Pierre gave his inheritance to the poor of Lyons and spent seven years in a Capuchin monastery.

But his fragile health made him unsuited for monastery life, and he went to Grenoble where as a parish priest he organised the exfiltration of Jewish families and founded a refuge for escapees from Nazi labour camps. He was twice imprisoned by the Germans, and twice escaped. After the liberation, Pierre served for six years as a centrist deputy in the French National Assembly, where he made a colourful figure, sitting on the red velvet benches in his black cassock and beret.

In the summer of 1949, he met an ex-convict named Georges who had tried to commit suicide. "You have nothing to lose since you want to die. So help me help others," Pierre said.

Together they founded the Companions of Emmaus, named after the town where Christ appeared to the apostles after his crucifixion. French social services began directing the homeless to them.

When the group ran out of money, Pierre begged on Paris's grands boulevards. Today the charity counts 350 "communities" the world over, including 110 in France.

On February 1st, 1954, Pierre went on the radio at lunchtime and announced: "My friends, help! A woman has just frozen to death . . . In Paris tonight, there will be more than 2,000 people huddling in freezing temperatures, without bread, many of them nearly unclothed." It was an unusually cold winter, with temperatures of minus 15 in Paris. Abbé Pierre said: "There must be voices for voiceless men, which prevent people sleeping." He called the 300 tonnes of blankets, tents, clothing, food and gas heaters that flooded in "the insurrection of goodness". Pierre also received 300,000 letters, many with cheques.

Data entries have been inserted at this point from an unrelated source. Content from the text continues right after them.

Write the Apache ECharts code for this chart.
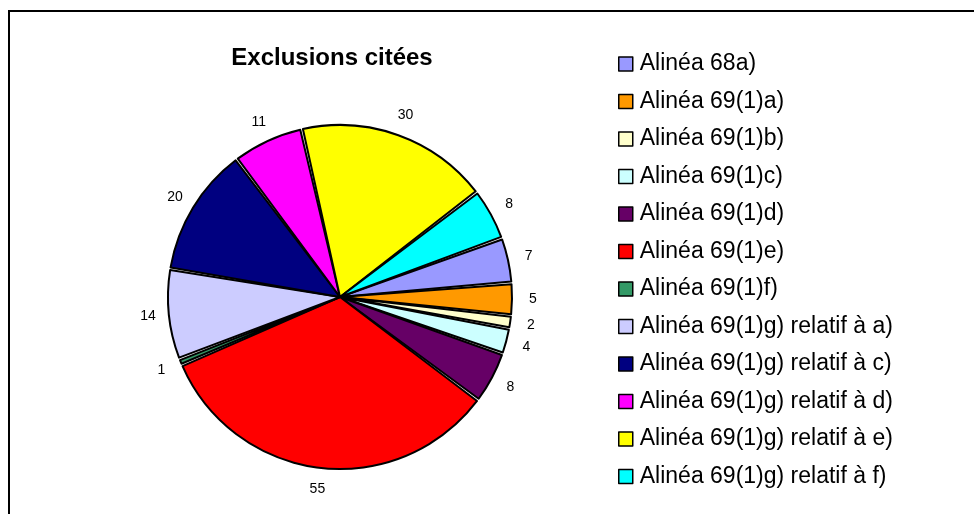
<!DOCTYPE html>
<html>
<head>
<meta charset="utf-8">
<title>Exclusions citées</title>
<script src="https://cdn.jsdelivr.net/npm/echarts@6/dist/echarts.min.js"></script>
<style>
  html, body { margin: 0; padding: 0; background: #fff; }
  #chart { width: 974px; height: 514px; }
</style>
</head>
<body>
<div id="chart"></div>
<script>
// Categories of cited exclusions and the number of citations for each
const categories = [
  'Alinéa 68a)',
  'Alinéa 69(1)a)',
  'Alinéa 69(1)b)',
  'Alinéa 69(1)c)',
  'Alinéa 69(1)d)',
  'Alinéa 69(1)e)',
  'Alinéa 69(1)f)',
  'Alinéa 69(1)g) relatif à a)',
  'Alinéa 69(1)g) relatif à c)',
  'Alinéa 69(1)g) relatif à d)',
  'Alinéa 69(1)g) relatif à e)',
  'Alinéa 69(1)g) relatif à f)'
];
const counts = [7, 5, 2, 4, 8, 55, 1, 14, 20, 11, 30, 8];

// Slice fill colours, in category order
const sliceColors = [
  '#9999FF', '#FF9900', '#FFFFCC', '#CCFFFF', '#660066', '#FF0000',
  '#339966', '#CCCCFF', '#000080', '#FF00FF', '#FFFF00', '#00FFFF'
];

const FONT = "'Liberation Sans', Arial, Helvetica, sans-serif";
const CENTER = [340, 297];
const START = 20;
const PAD = 0.9;

const pieData = categories.map((name, i) => ({
  name: name,
  value: counts[i],
  itemStyle: { color: sliceColors[i] }
}));

const chart = echarts.init(document.getElementById('chart'), null, { renderer: 'canvas' });

chart.setOption({
  backgroundColor: '#ffffff',
  animation: false,
  title: {
    text: 'Exclusions citées',
    left: 332,
    top: 46,
    padding: 0,
    textAlign: 'center',
    textStyle: {
      fontFamily: FONT,
      fontWeight: 'bold',
      fontSize: 24,
      color: '#000'
    }
  },
  legend: {
    orient: 'vertical',
    left: 618,
    top: 52.5,
    padding: 0,
    data: categories,
    icon: 'rect',
    itemWidth: 14,
    itemHeight: 14,
    itemGap: 14.5,
    selectedMode: false,
    itemStyle: { borderColor: '#000', borderWidth: 1.5 },
    textStyle: {
      fontFamily: FONT,
      fontSize: 23,
      lineHeight: 23,
      color: '#000',
      padding: [0, 0, 0, 2]
    }
  },
  graphic: [{
    type: 'rect',
    silent: true,
    shape: { x: 9, y: 11, width: 1000, height: 600 },
    style: { fill: 'none', stroke: '#000', lineWidth: 2 }
  }],
  series: [
    {
      // the pie itself
      type: 'pie',
      name: 'Exclusions',
      center: CENTER,
      radius: 172,
      startAngle: START,
      clockwise: true,
      padAngle: PAD,
      avoidLabelOverlap: false,
      silent: true,
      label: { show: false },
      labelLine: { show: false },
      itemStyle: { borderColor: '#000', borderWidth: 2 },
      emphasis: { disabled: true },
      data: pieData
    },
    {
      // transparent ring just outside the pie that carries the value labels
      type: 'pie',
      name: 'Valeurs',
      center: CENTER,
      radius: [184, 196],
      startAngle: START,
      clockwise: true,
      padAngle: PAD,
      avoidLabelOverlap: false,
      silent: true,
      legendHoverLink: false,
      itemStyle: { color: 'rgba(0,0,0,0)', borderWidth: 0 },
      label: {
        show: true,
        position: 'inside',
        formatter: '{c}',
        fontFamily: FONT,
        fontSize: 14,
        color: '#000'
      },
      labelLine: { show: false },
      emphasis: { disabled: true },
      data: categories.map((name, i) => ({ name: name, value: counts[i] }))
    }
  ]
});
</script>
</body>
</html>
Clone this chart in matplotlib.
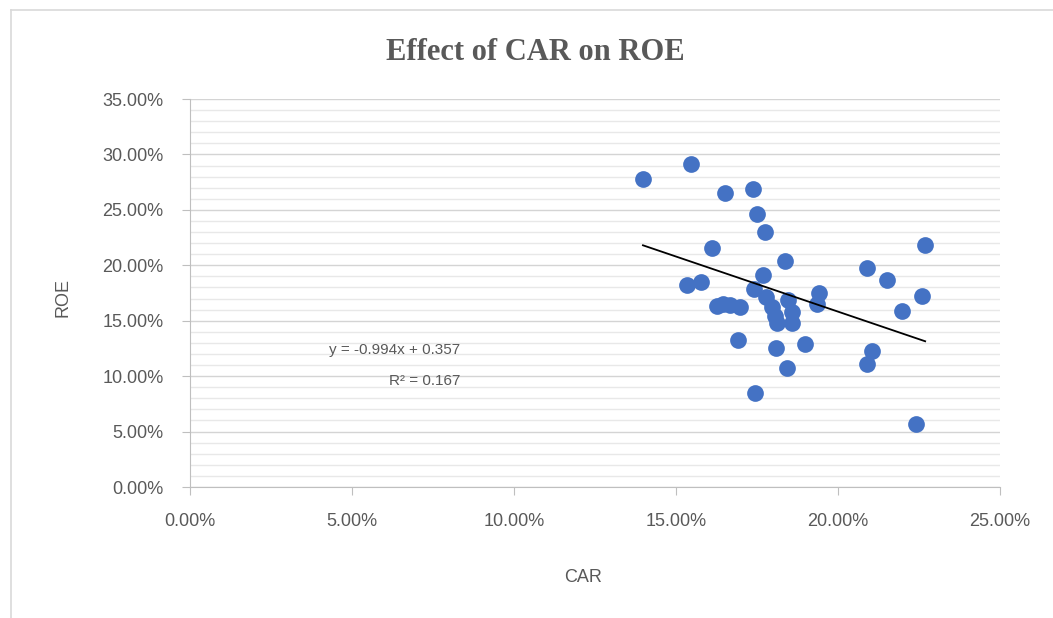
import numpy as np
import matplotlib
matplotlib.use("Agg")
import matplotlib.pyplot as plt
from matplotlib.ticker import PercentFormatter, MultipleLocator
from matplotlib.lines import Line2D

# CAR (x) and ROE (y) as fractions
car = [0.1398, 0.1546, 0.1650, 0.1738, 0.1750, 0.1775, 0.1610, 0.1836,
       0.1770, 0.1740, 0.1535, 0.1577, 0.1627, 0.1645, 0.1667, 0.1698,
       0.1778, 0.1796, 0.1806, 0.1812, 0.1846, 0.1858, 0.1858, 0.1935,
       0.1940, 0.1690, 0.1810, 0.1898, 0.1843, 0.1744, 0.2269, 0.2090,
       0.2150, 0.2260, 0.2197, 0.2105, 0.2090, 0.2240]
roe = [0.278, 0.291, 0.265, 0.269, 0.246, 0.230, 0.216, 0.204,
       0.191, 0.179, 0.182, 0.185, 0.163, 0.165, 0.164, 0.162,
       0.171, 0.162, 0.154, 0.148, 0.169, 0.158, 0.148, 0.165,
       0.175, 0.133, 0.125, 0.129, 0.107, 0.0845, 0.218, 0.198,
       0.187, 0.172, 0.159, 0.123, 0.111, 0.057]

# linear trendline as shown in the chart label
slope, intercept, r2 = -0.994, 0.357, 0.167

grey = '#595959'
fig = plt.figure(figsize=(10.53, 6.18), dpi=100)
ax = fig.add_axes([190/1053, 1-487/618, 810/1053, 388/618])

ax.scatter(car, roe, s=145, color='#4472C4', zorder=3, linewidths=0)
xs = np.array([min(car), max(car)])
ax.plot(xs, slope*xs + intercept, color='black', lw=1.3, zorder=4)

ax.set_xlim(0, 0.25)
ax.set_ylim(0, 0.35)
ax.xaxis.set_major_locator(MultipleLocator(0.05))
ax.yaxis.set_major_locator(MultipleLocator(0.05))
ax.yaxis.set_minor_locator(MultipleLocator(0.01))
ax.xaxis.set_major_formatter(PercentFormatter(xmax=1, decimals=2))
ax.yaxis.set_major_formatter(PercentFormatter(xmax=1, decimals=2))

ax.grid(axis='y', which='major', color='#d4d4d4', lw=1.0, zorder=0)
ax.grid(axis='y', which='minor', color='#e8e8e8', lw=1.0, zorder=0)
ax.set_axisbelow(True)

for s in ['top', 'right']:
    ax.spines[s].set_visible(False)
for s in ['left', 'bottom']:
    ax.spines[s].set_color('#bfbfbf')
ax.tick_params(which='major', direction='out', length=6, color='#bfbfbf',
               labelcolor=grey, labelsize=13, pad=13)
ax.tick_params(axis='y', which='minor', length=0)
for lab in ax.get_xticklabels() + ax.get_yticklabels():
    lab.set_family('Liberation Sans')

fig.text(535/1053, 1-52/618, 'Effect of CAR on ROE', ha='center', va='center',
         fontsize=22, fontweight='bold', family='Liberation Serif', color=grey)
fig.text(63/1053, 1-298/618, 'ROE', rotation=90, ha='center', va='center',
         fontsize=13, family='Liberation Sans', color=grey)
fig.text(583/1053, 1-578/618, 'CAR', ha='center', va='center',
         fontsize=13, family='Liberation Sans', color=grey)

ax.text(0.0833, 0.124, 'y = %.3fx + %.3f' % (slope, intercept), ha='right',
        va='center', fontsize=11, family='Liberation Sans', color=grey)
ax.text(0.0833, 0.096, 'R² = %.3f' % r2, ha='right', va='center',
        fontsize=11, family='Liberation Sans', color=grey)

# outer chart border (left and top visible)
fig.add_artist(Line2D([11/1053, 11/1053], [0, 1-10/618], color='#d9d9d9', lw=1.2))
fig.add_artist(Line2D([11/1053, 1], [1-10/618, 1-10/618], color='#d9d9d9', lw=1.2))

fig.savefig('out.png', dpi=100)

Charles de Gaulle, Yves Montand and Queen Elisabeth of Belgium sent money. The owner of the hotel that served as Pierre's headquarters was summoned to the Crillon Hotel, where a shy, short man gave her two million francs in cash. "I'm not giving it; I'm returning it," Charlie Chaplin said. "It belongs to the vagabond I was, and who I personified."

Pierre disliked media attention and all but disappeared from public view for several decades. Yet when he re-emerged in 1994 to again sound the alarm for the homeless, the French had not forgotten him.

The French forgave Pierre's mistakes. In 1996, he defended Roger Garaudy, a communist philosopher who converted to Islam and questioned the Holocaust. After months of controversy, Pierre admitted he had not read Garaudy's books, and apologised.